> _Given material_:
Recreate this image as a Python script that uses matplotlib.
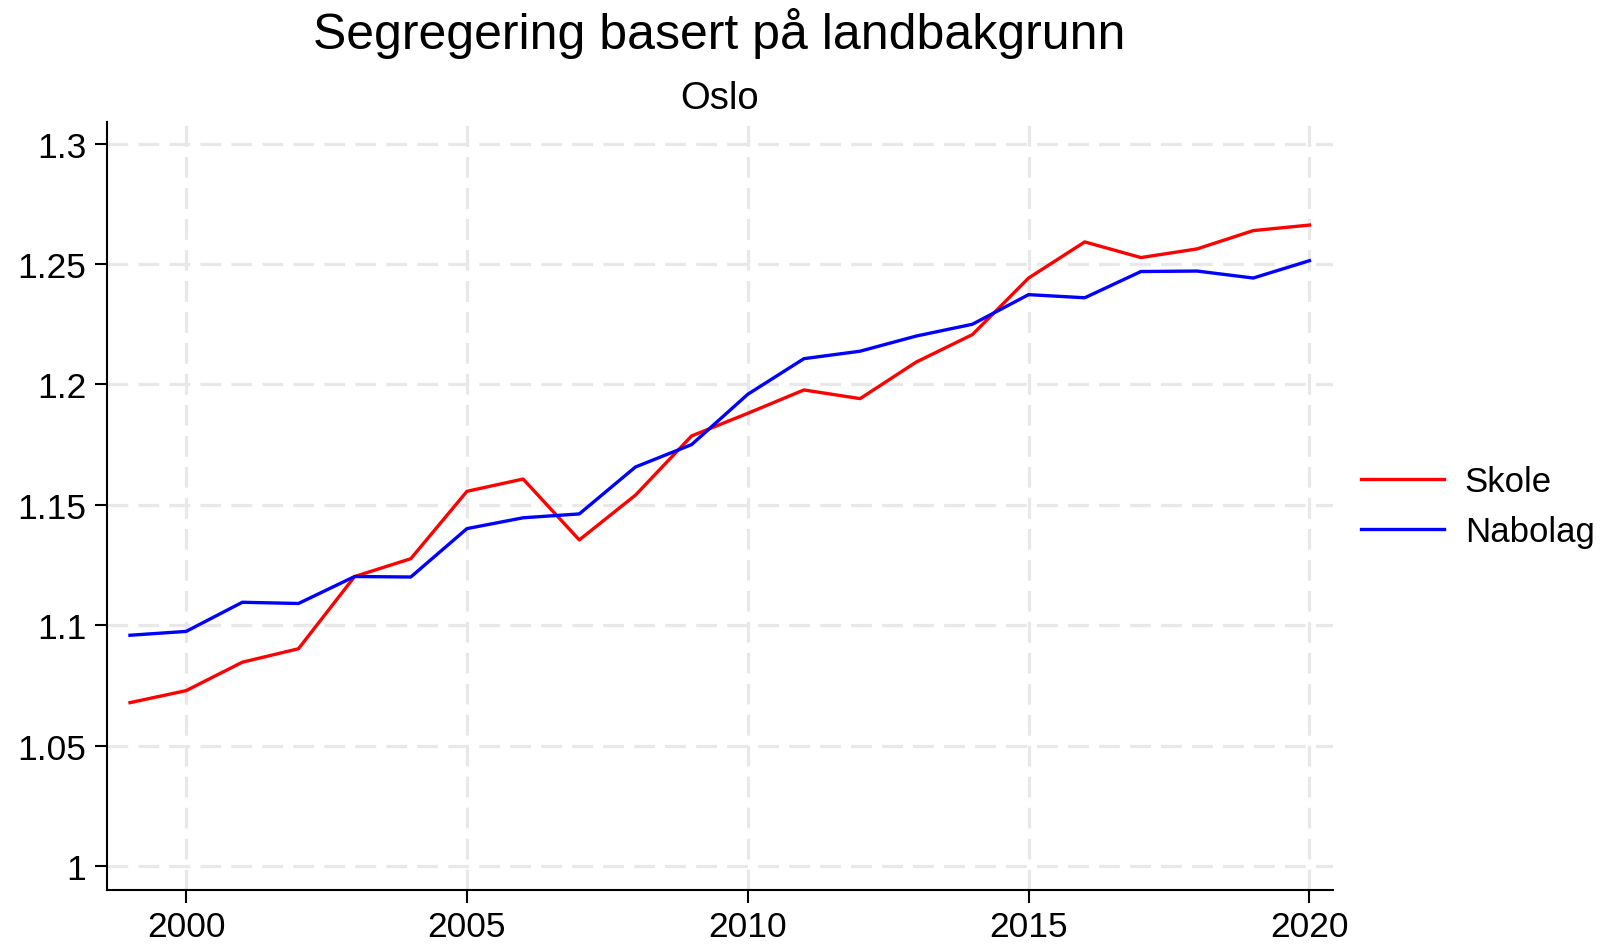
import matplotlib
matplotlib.use("Agg")
import matplotlib.pyplot as plt

years = list(range(1999, 2021))
skole = [1.0678, 1.0728, 1.0846, 1.0902, 1.1202, 1.1276, 1.1556, 1.1607, 1.1354, 1.1540,
         1.1786, 1.1880, 1.1977, 1.1941, 1.2093, 1.2207, 1.2442, 1.2592, 1.2527, 1.2563,
         1.2639, 1.2662]
nabolag = [1.0958, 1.0974, 1.1095, 1.1090, 1.1202, 1.1200, 1.1401, 1.1446, 1.1462, 1.1657,
           1.1750, 1.1959, 1.2107, 1.2138, 1.2201, 1.2250, 1.2373, 1.2360, 1.2469, 1.2471,
           1.2442, 1.2514]
xticks = [2000, 2005, 2010, 2015, 2020]
yticks = [1.0, 1.05, 1.1, 1.15, 1.2, 1.25, 1.3]
ylabels = ["1", "1.05", "1.1", "1.15", "1.2", "1.25", "1.3"]

plt.rcParams['font.family'] = ['Liberation Sans', 'DejaVu Sans']

fig = plt.figure(figsize=(16.06, 9.45), dpi=100)
ax = fig.add_axes([0.0666, 0.0576, 0.830 - 0.0666, 0.8703 - 0.0576])

ax.plot(years, skole, color="#ff0000", lw=2.4, label="Skole", zorder=3)
ax.plot(years, nabolag, color="#0000ff", lw=2.4, label="Nabolag", zorder=3)

ax.set_xlim(1998.59, 2020.42)
ax.set_ylim(0.99015, 1.3092)
ax.set_xticks(xticks)
ax.set_xticklabels([str(x) for x in xticks])
ax.set_yticks(yticks)
ax.set_yticklabels(ylabels)

ax.grid(True, color="#e8e8e8", lw=2.3, ls=(0, (6.5, 3.2)), zorder=0)
ax.set_axisbelow(True)

for s in ["top", "right"]:
    ax.spines[s].set_visible(False)
for s in ["left", "bottom"]:
    ax.spines[s].set_linewidth(1.5)
    ax.spines[s].set_color("black")

ax.tick_params(axis="both", direction="out", length=9, width=1.5, labelsize=25.5, pad=6, colors="black")

fig.text(0.448, 0.992, "Segregering basert på landbakgrunn", ha="center", va="top", fontsize=36)
fig.text(0.448, 0.895, "Oslo", ha="center", va="center", fontsize=27.5)

leg = fig.legend(loc="center left", bbox_to_anchor=(0.8385, 0.463), frameon=False, fontsize=25,
                 handlelength=2.4, handletextpad=0.6, labelspacing=0.5, borderaxespad=0)

fig.savefig("out.png", dpi=100, facecolor="white")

> _Stated exercise_: In the data above, tally the lines holding "matplotlib" and answer with the figure only.

> _Task response_: 4